═════ INFORMATION PROVIDED

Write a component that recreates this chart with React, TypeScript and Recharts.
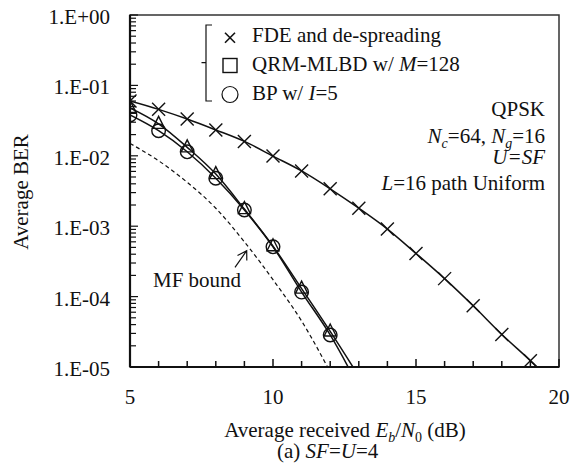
import React from 'react';
import { LineChart, Line, XAxis, YAxis, ReferenceArea } from 'recharts';

// Average received Eb/N0 (dB)
const ebn0 = [5, 6, 7, 8, 9, 10, 11, 12, 13, 14, 15, 16, 17, 18, 19, 20];
// FDE and de-spreading (x markers)
const fdeBer = [6.0e-2, 4.57e-2, 3.33e-2, 2.33e-2, 1.6e-2, 9.9e-3, 6.1e-3, 3.4e-3, 1.8e-3, 9.1e-4, 4.1e-4, 1.8e-4, 7.4e-5, 2.9e-5, 1.23e-5, 5.0e-6];
// QRM-MLBD w/ M=128 (triangle markers in plot)
const qrmBer = [4.8e-2, 2.85e-2, 1.32e-2, 5.5e-3, 1.75e-3, 5.2e-4, 1.3e-4, 3.2e-5, 7.4e-6];
// BP w/ I=5 (circle markers)
const bpBer = [3.8e-2, 2.27e-2, 1.14e-2, 4.8e-3, 1.7e-3, 5.1e-4, 1.16e-4, 2.85e-5, 5.2e-6];
// MF bound (dashed)
const mfBound = [1.5e-2, 8.5e-3, 4.2e-3, 1.8e-3, 6.0e-4, 1.74e-4, 4.5e-5, 8.5e-6];

const xTicks = [5, 6, 7, 8, 9, 10, 11, 12, 13, 14, 15, 16, 17, 18, 19, 20];
const xMajorTicks = [5, 10, 15, 20];
const xTickLabels = ['5', '10', '15', '20'];
const yMajorTicks = [1e-5, 1e-4, 1e-3, 1e-2, 1e-1, 1];
const yTickLabels = ['1.E-05', '1.E-04', '1.E-03', '1.E-02', '1.E-01', '1.E+00'];
const yMinorMultipliers = [2, 3, 4, 5, 6, 7, 8, 9];

const yTicks: number[] = [];
yMajorTicks.forEach((d, i) => {
  yTicks.push(d);
  if (i < yMajorTicks.length - 1) yMinorMultipliers.forEach((m) => yTicks.push(d * m));
});

const data = ebn0.map((x, i) => ({
  x,
  fde: fdeBer[i] ?? null,
  qrm: qrmBer[i] ?? null,
  bp: bpBer[i] ?? null,
  mf: mfBound[i] ?? null,
}));

const FONT = '"Liberation Serif", "Times New Roman", serif';
const INK = '#111';
const YMIN = 1e-5;

const XTick = (props: any) => {
  const { x, y, payload } = props;
  const idx = xMajorTicks.indexOf(payload.value);
  const major = idx >= 0;
  return (
    <g>
      <line x1={x} x2={x} y1={y} y2={y - (major ? 8 : 6)} stroke={INK} strokeWidth={1.5} />
      {major && (
        <text x={x} y={y + 37} textAnchor="middle" fontFamily={FONT} fontSize={21} fill={INK}>
          {xTickLabels[idx]}
        </text>
      )}
    </g>
  );
};

const YTick = (props: any) => {
  const { x, y, payload } = props;
  const idx = yMajorTicks.findIndex((t) => Math.abs(Math.log10(t) - Math.log10(payload.value)) < 1e-6);
  const major = idx >= 0;
  return (
    <g>
      <line x1={x} x2={x + (major ? 8 : 6)} y1={y} y2={y} stroke={INK} strokeWidth={1.2} />
      {major && (
        <text x={x - 20} y={y + 9} textAnchor="end" fontFamily={FONT} fontSize={21} fill={INK}>
          {yTickLabels[idx]}
        </text>
      )}
    </g>
  );
};

const inRange = (p: any) => p && p.value != null && p.value >= YMIN && p.cx != null && p.cy != null;

const CrossDot = (p: any) => {
  if (!inRange(p)) return <g key={p.key} />;
  const s = 6.5;
  return (
    <g key={p.key}>
      <line x1={p.cx - s} y1={p.cy - s} x2={p.cx + s} y2={p.cy + s} stroke={INK} strokeWidth={1.4} />
      <line x1={p.cx - s} y1={p.cy + s} x2={p.cx + s} y2={p.cy - s} stroke={INK} strokeWidth={1.4} />
    </g>
  );
};

const TriDot = (p: any) => {
  if (!inRange(p)) return <g key={p.key} />;
  const h = 12;
  const w = 12;
  const pts = `${p.cx},${p.cy - h * 0.62} ${p.cx - w / 2},${p.cy + h * 0.38} ${p.cx + w / 2},${p.cy + h * 0.38}`;
  return <polygon key={p.key} points={pts} fill="none" stroke={INK} strokeWidth={1.4} />;
};

const CircleDot = (p: any) => {
  if (!inRange(p)) return <g key={p.key} />;
  return <circle key={p.key} cx={p.cx} cy={p.cy} r={6.8} fill="none" stroke={INK} strokeWidth={1.4} />;
};

export default function App() {
  return (
    <div style={{ position: 'absolute', left: 0, top: 0, width: 574, height: 472, background: '#fff' }}>
      <LineChart width={574} height={472} data={data} margin={{ top: 15, right: 15, left: 0, bottom: 65 }}>
        <XAxis
          dataKey="x"
          type="number"
          domain={[5, 20]}
          ticks={xTicks}
          interval={0}
          tick={<XTick />}
          tickLine={false}
          tickSize={0}
          tickMargin={0}
          axisLine={{ stroke: INK, strokeWidth: 2.2 }}
          height={40}
          allowDataOverflow
        />
        <YAxis
          type="number"
          scale="log"
          domain={[YMIN, 1]}
          ticks={yTicks}
          interval={0}
          tick={<YTick />}
          tickLine={false}
          tickSize={0}
          tickMargin={0}
          axisLine={{ stroke: INK, strokeWidth: 2.2 }}
          width={130}
          allowDataOverflow
        />
        <ReferenceArea x1={5} x2={20} y1={YMIN} y2={1} fill="none" stroke="#333" strokeWidth={1.5} ifOverflow="visible" />
        <Line dataKey="mf" type="monotone" stroke={INK} strokeWidth={1.2} strokeDasharray="4 3" dot={false} isAnimationActive={false} />
        <Line dataKey="fde" type="monotone" stroke={INK} strokeWidth={1.5} dot={CrossDot} isAnimationActive={false} />
        <Line dataKey="qrm" type="monotone" stroke={INK} strokeWidth={1.5} dot={TriDot} isAnimationActive={false} />
        <Line dataKey="bp" type="monotone" stroke={INK} strokeWidth={1.5} dot={CircleDot} isAnimationActive={false} />
      </LineChart>
      <svg
        width={574}
        height={472}
        style={{ position: 'absolute', left: 0, top: 0, pointerEvents: 'none' }}
        fontFamily={FONT}
        fontSize={21}
        fill={INK}
      >
        {/* Legend */}
        <path d="M212,25 H206 V101 H212 M201.5,62.7 H206" fill="none" stroke={INK} strokeWidth={1.2} />
        <line x1={225} y1={32.7} x2={235} y2={42.7} stroke={INK} strokeWidth={1.6} />
        <line x1={225} y1={42.7} x2={235} y2={32.7} stroke={INK} strokeWidth={1.6} />
        <rect x={223} y={58.5} width={14} height={14} fill="none" stroke={INK} strokeWidth={1.4} />
        <circle cx={230} cy={94.5} r={8} fill="none" stroke={INK} strokeWidth={1.2} />
        <text x={252} y={42}>FDE and de-spreading</text>
        <text x={252} y={71}>
          QRM-MLBD w/ <tspan fontStyle="italic">M</tspan>=128
        </text>
        <text x={252} y={100}>
          BP w/ <tspan fontStyle="italic">I</tspan>=5
        </text>

        {/* Parameters */}
        <text x={545} y={116} textAnchor="end">QPSK</text>
        <text x={545} y={143} textAnchor="end">
          <tspan fontStyle="italic">N</tspan>
          <tspan fontStyle="italic" fontSize={14} dy={5}>c</tspan>
          <tspan dy={-5}>=64, </tspan>
          <tspan fontStyle="italic">N</tspan>
          <tspan fontStyle="italic" fontSize={14} dy={5}>g</tspan>
          <tspan dy={-5}>=16</tspan>
        </text>
        <text x={545} y={164} textAnchor="end" fontStyle="italic">U=SF</text>
        <text x={545} y={190} textAnchor="end">
          <tspan fontStyle="italic">L</tspan>=16 path Uniform
        </text>

        {/* MF bound annotation */}
        <text x={153} y={287}>MF bound</text>
        <path d="M235,267.3 L246.7,250.7 M237.5,255.5 L246.7,250.7 L246.8,260.5" fill="none" stroke={INK} strokeWidth={1.2} />

        {/* Axis titles */}
        <text x={28} y={192} textAnchor="middle" transform="rotate(-90 28 192)">Average BER</text>
        <text x={345} y={437} textAnchor="middle">
          Average received <tspan fontStyle="italic">E</tspan>
          <tspan fontStyle="italic" fontSize={14} dy={5}>b</tspan>
          <tspan dy={-5}>/</tspan>
          <tspan fontStyle="italic">N</tspan>
          <tspan fontSize={14} dy={5}>0</tspan>
          <tspan dy={-5}> (dB)</tspan>
        </text>
        <text x={277} y={458}>
          (a) <tspan fontStyle="italic">SF</tspan>=<tspan fontStyle="italic">U</tspan>=4
        </text>
      </svg>
    </div>
  );
}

══════════

▶ PROBLEM DESCRIPTION:
Repeat exactly and only the lines from the start of the data above through the line that holds "1.74e-4, 4.5e-5, 8.5e-6];", inclusive. Pictures do not belong in the copy.

▶ RESULT OF THIS EXERCISE:
Write a component that recreates this chart with React, TypeScript and Recharts.
import React from 'react';
import { LineChart, Line, XAxis, YAxis, ReferenceArea } from 'recharts';

// Average received Eb/N0 (dB)
const ebn0 = [5, 6, 7, 8, 9, 10, 11, 12, 13, 14, 15, 16, 17, 18, 19, 20];
// FDE and de-spreading (x markers)
const fdeBer = [6.0e-2, 4.57e-2, 3.33e-2, 2.33e-2, 1.6e-2, 9.9e-3, 6.1e-3, 3.4e-3, 1.8e-3, 9.1e-4, 4.1e-4, 1.8e-4, 7.4e-5, 2.9e-5, 1.23e-5, 5.0e-6];
// QRM-MLBD w/ M=128 (triangle markers in plot)
const qrmBer = [4.8e-2, 2.85e-2, 1.32e-2, 5.5e-3, 1.75e-3, 5.2e-4, 1.3e-4, 3.2e-5, 7.4e-6];
// BP w/ I=5 (circle markers)
const bpBer = [3.8e-2, 2.27e-2, 1.14e-2, 4.8e-3, 1.7e-3, 5.1e-4, 1.16e-4, 2.85e-5, 5.2e-6];
// MF bound (dashed)
const mfBound = [1.5e-2, 8.5e-3, 4.2e-3, 1.8e-3, 6.0e-4, 1.74e-4, 4.5e-5, 8.5e-6];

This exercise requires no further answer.